** Start of Information provided **

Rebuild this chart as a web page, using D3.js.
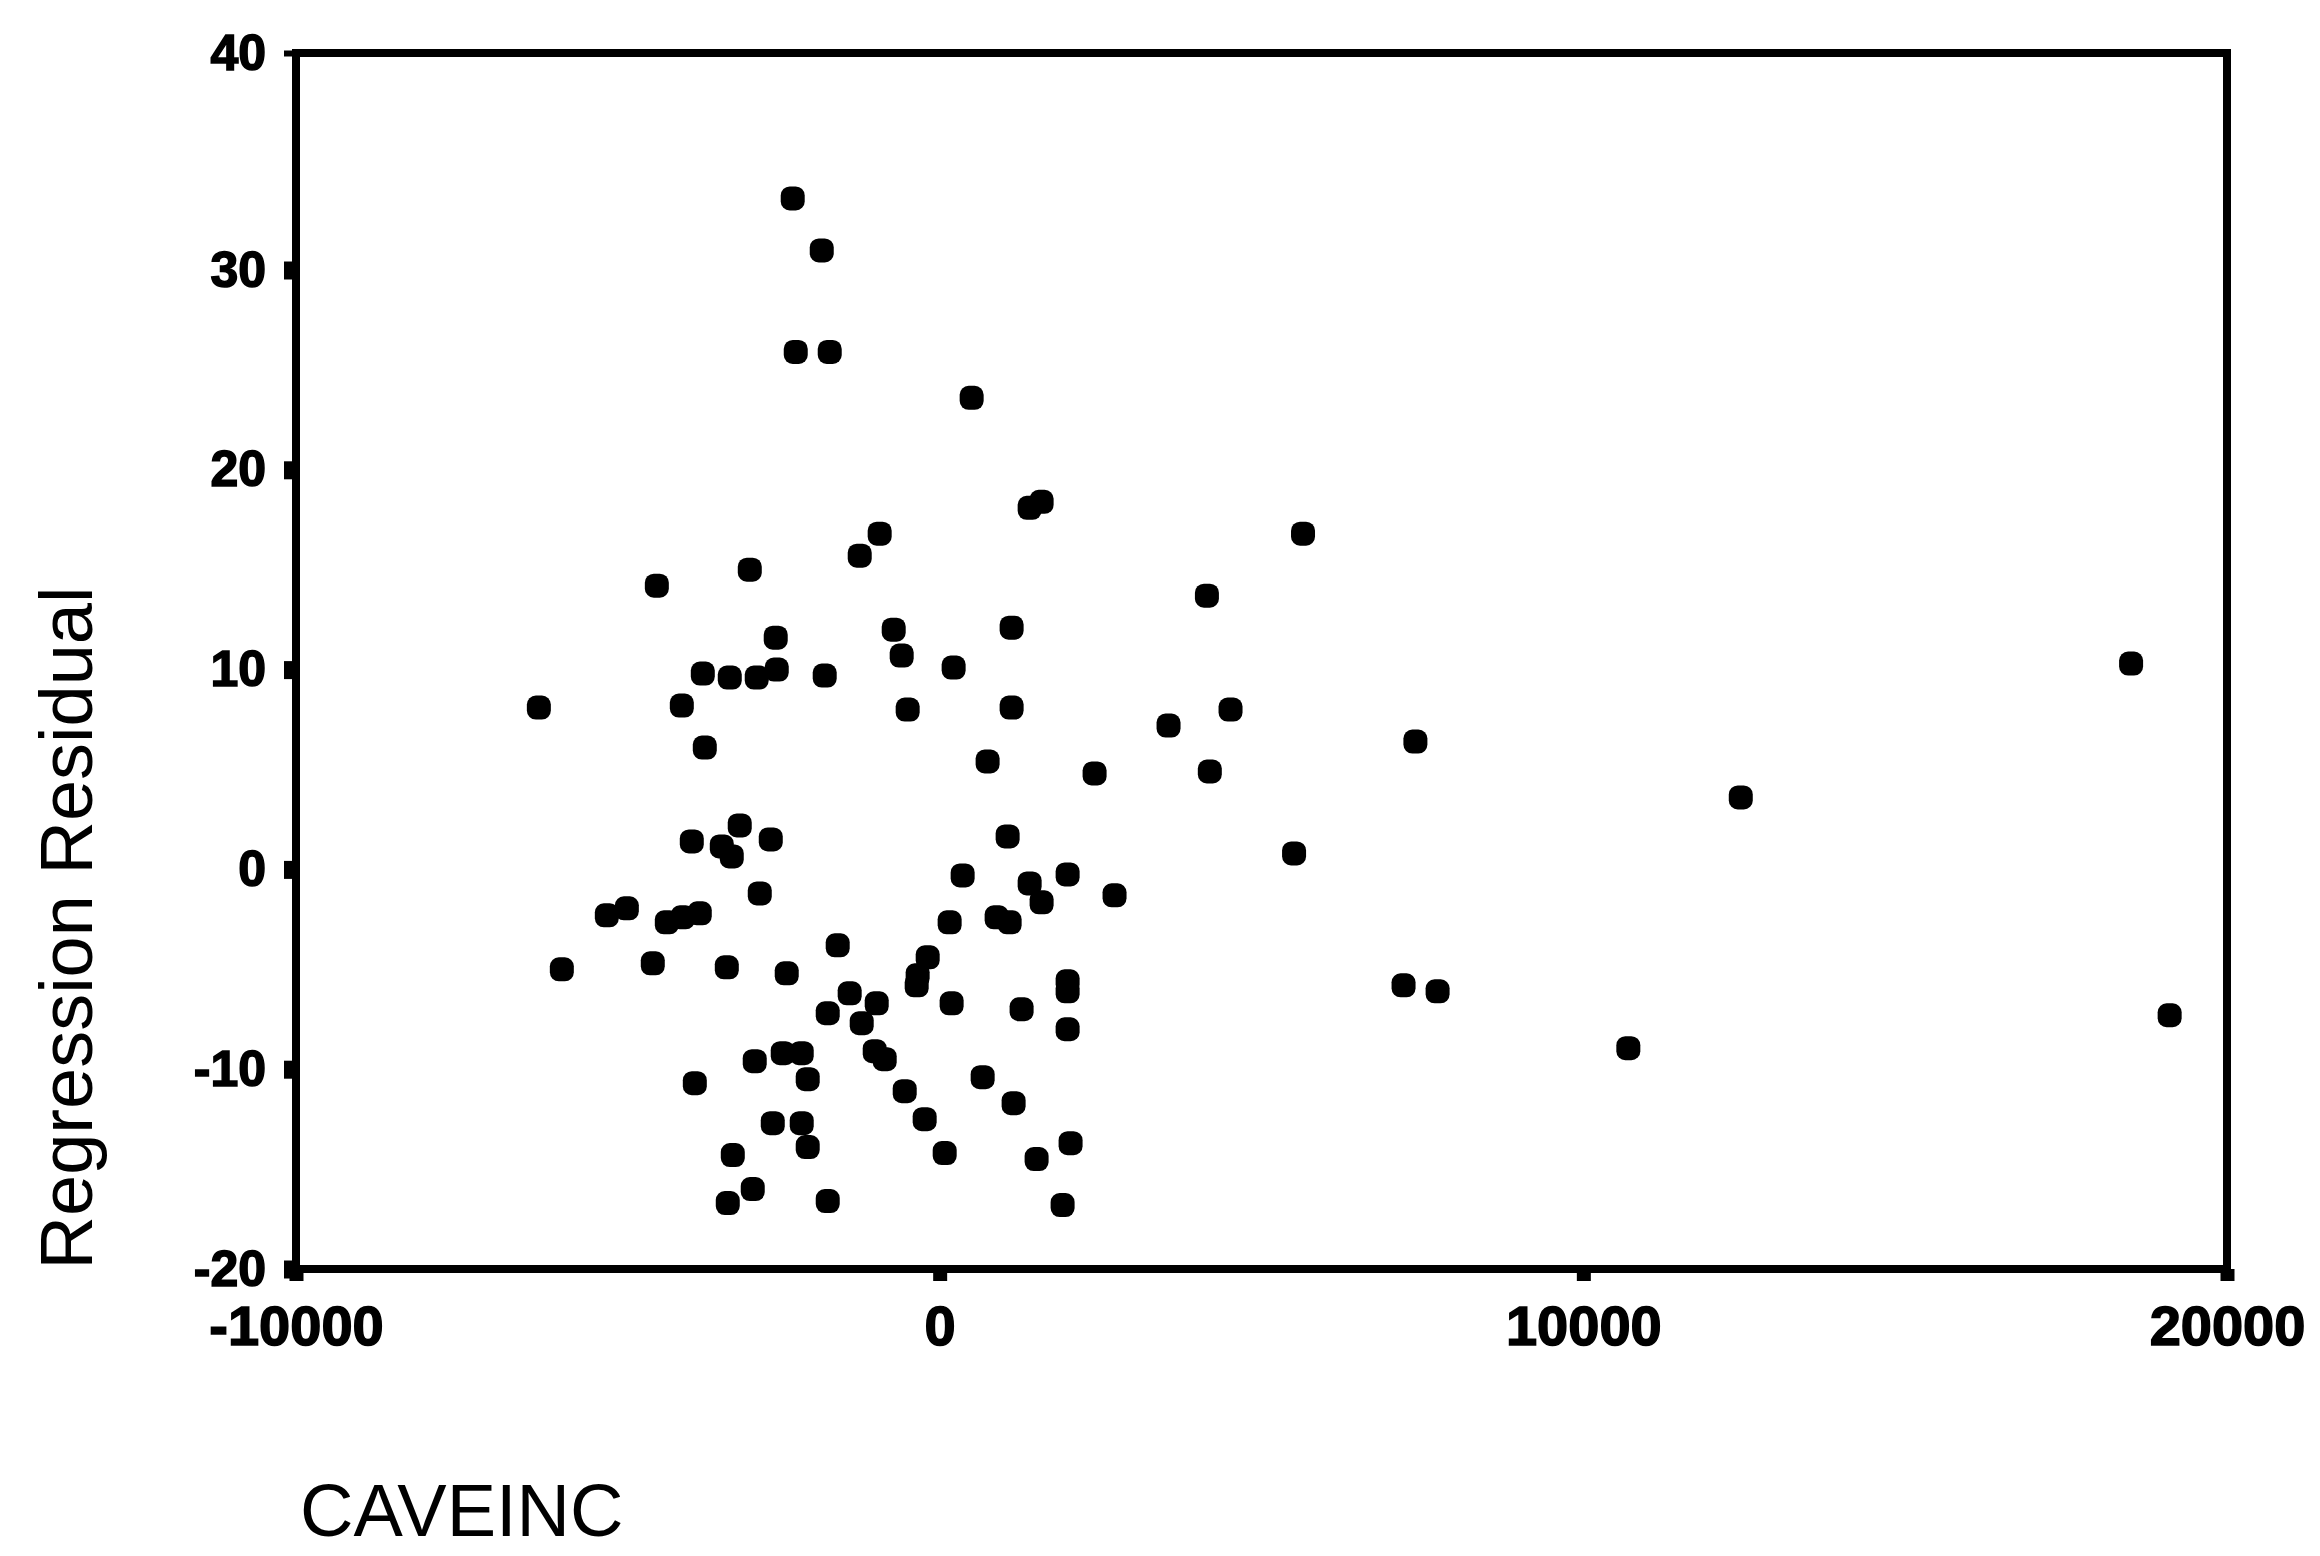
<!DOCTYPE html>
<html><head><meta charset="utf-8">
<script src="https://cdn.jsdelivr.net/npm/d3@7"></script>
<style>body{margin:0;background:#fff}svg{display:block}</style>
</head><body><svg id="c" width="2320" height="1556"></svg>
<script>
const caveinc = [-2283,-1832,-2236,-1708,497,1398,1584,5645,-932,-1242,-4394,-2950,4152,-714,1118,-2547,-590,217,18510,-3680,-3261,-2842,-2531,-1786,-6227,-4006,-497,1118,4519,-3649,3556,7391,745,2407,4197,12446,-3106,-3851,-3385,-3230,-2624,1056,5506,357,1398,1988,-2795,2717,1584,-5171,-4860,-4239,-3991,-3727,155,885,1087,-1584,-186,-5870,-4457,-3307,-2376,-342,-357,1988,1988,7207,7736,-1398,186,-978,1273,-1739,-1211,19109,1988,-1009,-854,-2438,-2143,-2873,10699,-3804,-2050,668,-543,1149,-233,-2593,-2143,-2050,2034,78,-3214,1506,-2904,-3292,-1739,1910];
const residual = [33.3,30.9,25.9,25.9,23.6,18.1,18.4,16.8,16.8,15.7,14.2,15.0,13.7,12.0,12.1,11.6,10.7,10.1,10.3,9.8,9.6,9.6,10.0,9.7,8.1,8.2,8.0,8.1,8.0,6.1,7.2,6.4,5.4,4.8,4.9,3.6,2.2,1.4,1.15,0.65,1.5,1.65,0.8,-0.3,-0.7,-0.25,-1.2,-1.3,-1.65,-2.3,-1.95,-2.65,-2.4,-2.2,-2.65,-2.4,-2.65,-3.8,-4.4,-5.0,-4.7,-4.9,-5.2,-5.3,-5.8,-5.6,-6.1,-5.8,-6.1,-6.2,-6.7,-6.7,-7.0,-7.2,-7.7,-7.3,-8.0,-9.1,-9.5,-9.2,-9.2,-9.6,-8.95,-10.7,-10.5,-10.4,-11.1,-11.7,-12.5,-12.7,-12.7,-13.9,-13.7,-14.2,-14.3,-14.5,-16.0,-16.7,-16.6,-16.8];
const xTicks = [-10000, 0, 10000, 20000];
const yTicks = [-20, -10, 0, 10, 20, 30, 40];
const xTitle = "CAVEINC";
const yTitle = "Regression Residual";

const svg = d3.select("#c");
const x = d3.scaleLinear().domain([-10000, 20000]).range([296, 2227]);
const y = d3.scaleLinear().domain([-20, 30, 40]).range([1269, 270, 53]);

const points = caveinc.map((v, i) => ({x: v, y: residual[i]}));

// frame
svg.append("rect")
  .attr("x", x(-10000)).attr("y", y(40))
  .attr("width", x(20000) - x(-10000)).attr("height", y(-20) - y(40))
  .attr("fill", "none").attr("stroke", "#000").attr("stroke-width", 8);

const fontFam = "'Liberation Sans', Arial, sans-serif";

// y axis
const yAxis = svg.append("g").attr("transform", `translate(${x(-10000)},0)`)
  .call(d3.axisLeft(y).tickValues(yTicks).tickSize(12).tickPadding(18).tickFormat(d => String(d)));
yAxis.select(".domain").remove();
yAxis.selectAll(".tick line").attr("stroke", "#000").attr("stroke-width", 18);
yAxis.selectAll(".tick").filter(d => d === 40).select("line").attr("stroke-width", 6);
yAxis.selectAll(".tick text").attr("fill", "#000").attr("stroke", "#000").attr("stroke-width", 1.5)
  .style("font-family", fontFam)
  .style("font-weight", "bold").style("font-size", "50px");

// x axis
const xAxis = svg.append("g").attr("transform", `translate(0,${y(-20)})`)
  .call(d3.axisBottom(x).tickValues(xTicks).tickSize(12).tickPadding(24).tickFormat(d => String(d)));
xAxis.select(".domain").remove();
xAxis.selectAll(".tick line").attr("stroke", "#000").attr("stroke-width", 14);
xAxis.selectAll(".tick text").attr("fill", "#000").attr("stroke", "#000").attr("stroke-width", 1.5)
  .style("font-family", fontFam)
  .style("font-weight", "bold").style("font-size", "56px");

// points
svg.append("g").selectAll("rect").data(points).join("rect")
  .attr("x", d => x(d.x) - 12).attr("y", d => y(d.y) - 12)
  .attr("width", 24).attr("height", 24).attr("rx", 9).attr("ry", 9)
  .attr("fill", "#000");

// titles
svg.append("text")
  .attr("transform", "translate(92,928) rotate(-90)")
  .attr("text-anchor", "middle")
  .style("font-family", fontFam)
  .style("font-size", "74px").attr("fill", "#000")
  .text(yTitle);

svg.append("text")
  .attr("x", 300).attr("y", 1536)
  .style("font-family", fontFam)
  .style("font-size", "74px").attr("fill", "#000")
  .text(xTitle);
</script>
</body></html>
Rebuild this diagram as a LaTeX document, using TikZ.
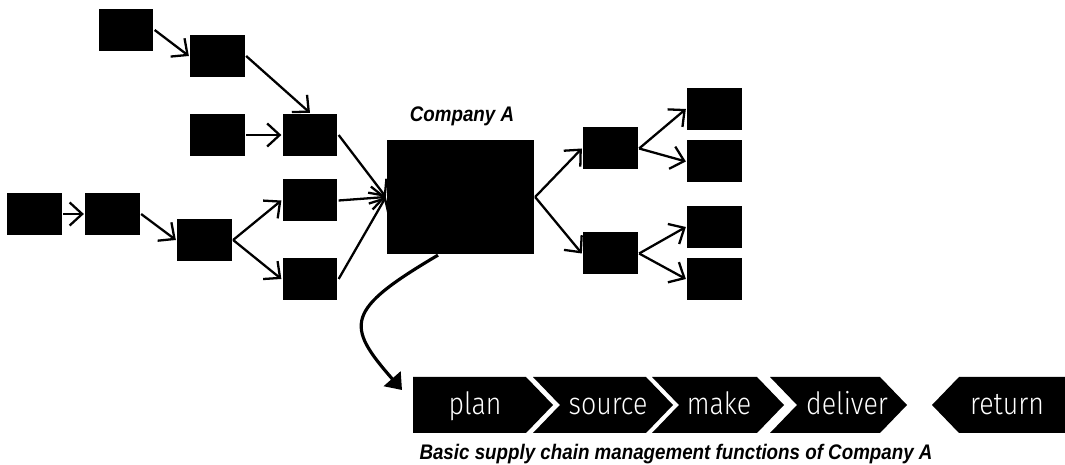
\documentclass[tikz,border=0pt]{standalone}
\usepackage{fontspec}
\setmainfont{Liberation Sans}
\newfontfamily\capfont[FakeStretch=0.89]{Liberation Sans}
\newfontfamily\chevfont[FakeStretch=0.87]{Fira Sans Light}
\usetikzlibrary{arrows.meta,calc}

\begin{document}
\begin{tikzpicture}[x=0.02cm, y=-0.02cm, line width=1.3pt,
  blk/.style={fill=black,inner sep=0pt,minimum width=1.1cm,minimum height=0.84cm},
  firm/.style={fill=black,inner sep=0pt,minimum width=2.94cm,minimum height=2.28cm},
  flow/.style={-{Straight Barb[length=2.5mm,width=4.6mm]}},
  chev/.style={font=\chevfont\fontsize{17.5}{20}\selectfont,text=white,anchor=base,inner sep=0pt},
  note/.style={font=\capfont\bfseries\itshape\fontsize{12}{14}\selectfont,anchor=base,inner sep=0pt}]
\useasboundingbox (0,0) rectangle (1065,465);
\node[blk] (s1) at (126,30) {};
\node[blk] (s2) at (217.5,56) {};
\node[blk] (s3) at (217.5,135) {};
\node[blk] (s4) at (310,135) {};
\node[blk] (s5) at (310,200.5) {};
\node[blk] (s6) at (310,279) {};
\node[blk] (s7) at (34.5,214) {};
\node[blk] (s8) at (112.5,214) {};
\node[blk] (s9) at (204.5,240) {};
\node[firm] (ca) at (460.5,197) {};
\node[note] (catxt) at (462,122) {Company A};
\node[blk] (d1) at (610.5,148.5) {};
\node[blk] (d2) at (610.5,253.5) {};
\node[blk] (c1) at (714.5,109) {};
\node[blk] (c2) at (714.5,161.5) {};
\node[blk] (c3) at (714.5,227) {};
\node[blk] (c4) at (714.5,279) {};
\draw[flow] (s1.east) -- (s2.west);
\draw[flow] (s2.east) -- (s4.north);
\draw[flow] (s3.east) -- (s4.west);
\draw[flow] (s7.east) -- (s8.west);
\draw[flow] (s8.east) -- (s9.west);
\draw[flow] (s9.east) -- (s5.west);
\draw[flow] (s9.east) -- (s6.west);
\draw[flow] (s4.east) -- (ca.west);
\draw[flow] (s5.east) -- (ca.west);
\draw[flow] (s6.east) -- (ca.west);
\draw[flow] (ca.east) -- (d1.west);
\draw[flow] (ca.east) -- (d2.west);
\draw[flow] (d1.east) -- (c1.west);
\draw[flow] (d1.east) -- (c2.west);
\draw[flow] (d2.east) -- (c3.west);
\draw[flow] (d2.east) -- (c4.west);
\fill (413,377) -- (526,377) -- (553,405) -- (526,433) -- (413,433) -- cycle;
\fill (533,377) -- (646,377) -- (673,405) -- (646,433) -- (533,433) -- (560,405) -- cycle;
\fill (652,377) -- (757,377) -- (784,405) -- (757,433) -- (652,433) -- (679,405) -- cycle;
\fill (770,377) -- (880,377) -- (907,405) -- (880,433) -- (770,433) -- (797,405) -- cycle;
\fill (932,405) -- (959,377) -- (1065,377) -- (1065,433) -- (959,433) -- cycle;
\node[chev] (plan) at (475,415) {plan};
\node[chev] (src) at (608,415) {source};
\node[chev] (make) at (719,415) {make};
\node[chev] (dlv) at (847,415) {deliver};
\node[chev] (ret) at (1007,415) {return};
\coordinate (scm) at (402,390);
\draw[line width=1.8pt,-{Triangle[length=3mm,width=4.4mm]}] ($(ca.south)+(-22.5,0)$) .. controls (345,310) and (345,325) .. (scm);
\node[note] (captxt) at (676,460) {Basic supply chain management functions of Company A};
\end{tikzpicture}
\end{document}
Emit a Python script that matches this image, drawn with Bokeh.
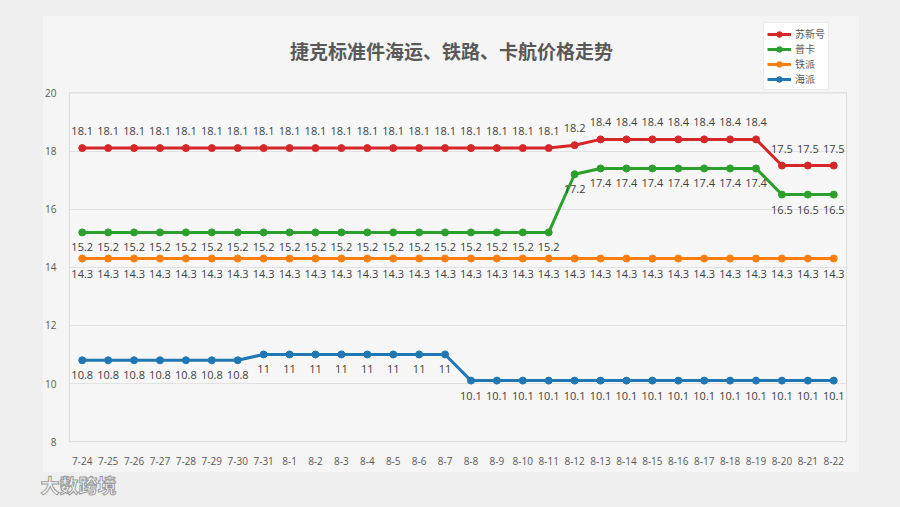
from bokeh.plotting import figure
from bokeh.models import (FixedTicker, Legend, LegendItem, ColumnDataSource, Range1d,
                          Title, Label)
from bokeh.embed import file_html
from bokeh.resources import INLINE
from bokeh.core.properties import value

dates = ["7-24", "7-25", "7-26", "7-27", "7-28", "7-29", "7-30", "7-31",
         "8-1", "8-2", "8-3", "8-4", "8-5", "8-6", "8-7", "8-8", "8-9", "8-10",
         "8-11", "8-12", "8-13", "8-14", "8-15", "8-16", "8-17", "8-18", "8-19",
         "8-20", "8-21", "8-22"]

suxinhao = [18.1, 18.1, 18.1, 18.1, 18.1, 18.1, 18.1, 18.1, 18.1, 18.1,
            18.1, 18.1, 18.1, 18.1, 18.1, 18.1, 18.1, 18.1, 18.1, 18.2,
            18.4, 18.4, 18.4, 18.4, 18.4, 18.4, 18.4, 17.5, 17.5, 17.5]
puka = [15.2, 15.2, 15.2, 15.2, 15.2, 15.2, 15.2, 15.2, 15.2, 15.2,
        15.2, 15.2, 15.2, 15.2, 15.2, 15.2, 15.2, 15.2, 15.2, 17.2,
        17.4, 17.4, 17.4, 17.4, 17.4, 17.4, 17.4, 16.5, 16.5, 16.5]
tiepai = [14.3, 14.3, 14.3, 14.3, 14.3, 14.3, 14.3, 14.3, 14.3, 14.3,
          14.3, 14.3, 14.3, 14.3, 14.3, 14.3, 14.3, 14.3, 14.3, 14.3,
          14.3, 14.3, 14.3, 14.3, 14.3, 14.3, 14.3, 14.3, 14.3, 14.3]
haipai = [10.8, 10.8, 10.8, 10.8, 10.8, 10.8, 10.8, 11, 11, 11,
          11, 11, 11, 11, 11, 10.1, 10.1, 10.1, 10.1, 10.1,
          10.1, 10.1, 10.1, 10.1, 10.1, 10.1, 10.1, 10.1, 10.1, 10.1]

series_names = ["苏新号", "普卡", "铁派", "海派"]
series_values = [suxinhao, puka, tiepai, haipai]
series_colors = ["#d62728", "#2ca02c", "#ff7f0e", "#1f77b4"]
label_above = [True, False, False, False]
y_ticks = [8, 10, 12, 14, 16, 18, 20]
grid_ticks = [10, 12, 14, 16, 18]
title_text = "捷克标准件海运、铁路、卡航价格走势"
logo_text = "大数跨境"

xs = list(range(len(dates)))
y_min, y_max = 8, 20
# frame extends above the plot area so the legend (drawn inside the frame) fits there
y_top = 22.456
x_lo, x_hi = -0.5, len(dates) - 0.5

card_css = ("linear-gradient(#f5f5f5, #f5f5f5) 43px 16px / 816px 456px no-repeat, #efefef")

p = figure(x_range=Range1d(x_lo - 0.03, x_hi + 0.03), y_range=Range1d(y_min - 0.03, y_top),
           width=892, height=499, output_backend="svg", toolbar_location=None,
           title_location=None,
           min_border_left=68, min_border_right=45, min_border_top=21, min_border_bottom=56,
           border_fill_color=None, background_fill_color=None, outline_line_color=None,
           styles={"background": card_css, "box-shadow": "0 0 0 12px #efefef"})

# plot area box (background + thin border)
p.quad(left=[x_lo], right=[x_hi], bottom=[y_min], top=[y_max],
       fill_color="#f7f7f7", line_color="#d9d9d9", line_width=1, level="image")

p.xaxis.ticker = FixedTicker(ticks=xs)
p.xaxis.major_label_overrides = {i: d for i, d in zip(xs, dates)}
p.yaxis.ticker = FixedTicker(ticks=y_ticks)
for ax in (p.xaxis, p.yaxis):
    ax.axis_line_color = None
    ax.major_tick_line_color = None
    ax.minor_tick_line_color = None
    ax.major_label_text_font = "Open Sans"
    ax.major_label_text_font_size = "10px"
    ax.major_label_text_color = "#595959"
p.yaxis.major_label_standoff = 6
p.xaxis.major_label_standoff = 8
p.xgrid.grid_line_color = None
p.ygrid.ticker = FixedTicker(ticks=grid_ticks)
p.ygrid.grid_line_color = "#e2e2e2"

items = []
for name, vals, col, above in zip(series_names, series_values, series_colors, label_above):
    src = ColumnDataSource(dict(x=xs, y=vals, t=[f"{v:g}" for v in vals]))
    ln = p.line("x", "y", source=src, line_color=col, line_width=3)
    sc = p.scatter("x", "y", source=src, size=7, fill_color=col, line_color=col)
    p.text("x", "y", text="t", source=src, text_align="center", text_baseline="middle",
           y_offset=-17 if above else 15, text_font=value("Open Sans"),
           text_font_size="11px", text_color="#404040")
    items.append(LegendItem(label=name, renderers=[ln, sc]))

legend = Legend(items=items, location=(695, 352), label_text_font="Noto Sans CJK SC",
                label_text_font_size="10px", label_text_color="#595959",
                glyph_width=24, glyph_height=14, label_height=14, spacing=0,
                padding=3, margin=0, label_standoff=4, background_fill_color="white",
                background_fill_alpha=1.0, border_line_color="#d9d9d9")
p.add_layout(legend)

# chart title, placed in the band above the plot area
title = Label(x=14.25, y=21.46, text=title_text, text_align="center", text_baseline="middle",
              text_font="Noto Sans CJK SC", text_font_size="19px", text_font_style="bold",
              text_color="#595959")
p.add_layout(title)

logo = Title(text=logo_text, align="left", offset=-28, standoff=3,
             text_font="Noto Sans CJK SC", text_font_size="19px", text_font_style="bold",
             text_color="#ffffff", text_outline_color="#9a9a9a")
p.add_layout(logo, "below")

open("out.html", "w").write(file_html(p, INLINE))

** End of Information provided **

Requirements:
Omit all pictures, and reproduce exactly the lines from the one holding "Emit a Python" through the one holding "#f5f5f5) 43px 16px", both included.

Task answer:
Emit a Python script that matches this image, drawn with Bokeh.
from bokeh.plotting import figure
from bokeh.models import (FixedTicker, Legend, LegendItem, ColumnDataSource, Range1d,
                          Title, Label)
from bokeh.embed import file_html
from bokeh.resources import INLINE
from bokeh.core.properties import value

dates = ["7-24", "7-25", "7-26", "7-27", "7-28", "7-29", "7-30", "7-31",
         "8-1", "8-2", "8-3", "8-4", "8-5", "8-6", "8-7", "8-8", "8-9", "8-10",
         "8-11", "8-12", "8-13", "8-14", "8-15", "8-16", "8-17", "8-18", "8-19",
         "8-20", "8-21", "8-22"]

suxinhao = [18.1, 18.1, 18.1, 18.1, 18.1, 18.1, 18.1, 18.1, 18.1, 18.1,
            18.1, 18.1, 18.1, 18.1, 18.1, 18.1, 18.1, 18.1, 18.1, 18.2,
            18.4, 18.4, 18.4, 18.4, 18.4, 18.4, 18.4, 17.5, 17.5, 17.5]
puka = [15.2, 15.2, 15.2, 15.2, 15.2, 15.2, 15.2, 15.2, 15.2, 15.2,
        15.2, 15.2, 15.2, 15.2, 15.2, 15.2, 15.2, 15.2, 15.2, 17.2,
        17.4, 17.4, 17.4, 17.4, 17.4, 17.4, 17.4, 16.5, 16.5, 16.5]
tiepai = [14.3, 14.3, 14.3, 14.3, 14.3, 14.3, 14.3, 14.3, 14.3, 14.3,
          14.3, 14.3, 14.3, 14.3, 14.3, 14.3, 14.3, 14.3, 14.3, 14.3,
          14.3, 14.3, 14.3, 14.3, 14.3, 14.3, 14.3, 14.3, 14.3, 14.3]
haipai = [10.8, 10.8, 10.8, 10.8, 10.8, 10.8, 10.8, 11, 11, 11,
          11, 11, 11, 11, 11, 10.1, 10.1, 10.1, 10.1, 10.1,
          10.1, 10.1, 10.1, 10.1, 10.1, 10.1, 10.1, 10.1, 10.1, 10.1]

series_names = ["苏新号", "普卡", "铁派", "海派"]
series_values = [suxinhao, puka, tiepai, haipai]
series_colors = ["#d62728", "#2ca02c", "#ff7f0e", "#1f77b4"]
label_above = [True, False, False, False]
y_ticks = [8, 10, 12, 14, 16, 18, 20]
grid_ticks = [10, 12, 14, 16, 18]
title_text = "捷克标准件海运、铁路、卡航价格走势"
logo_text = "大数跨境"

xs = list(range(len(dates)))
y_min, y_max = 8, 20
# frame extends above the plot area so the legend (drawn inside the frame) fits there
y_top = 22.456
x_lo, x_hi = -0.5, len(dates) - 0.5

card_css = ("linear-gradient(#f5f5f5, #f5f5f5) 43px 16px / 816px 456px no-repeat, #efefef")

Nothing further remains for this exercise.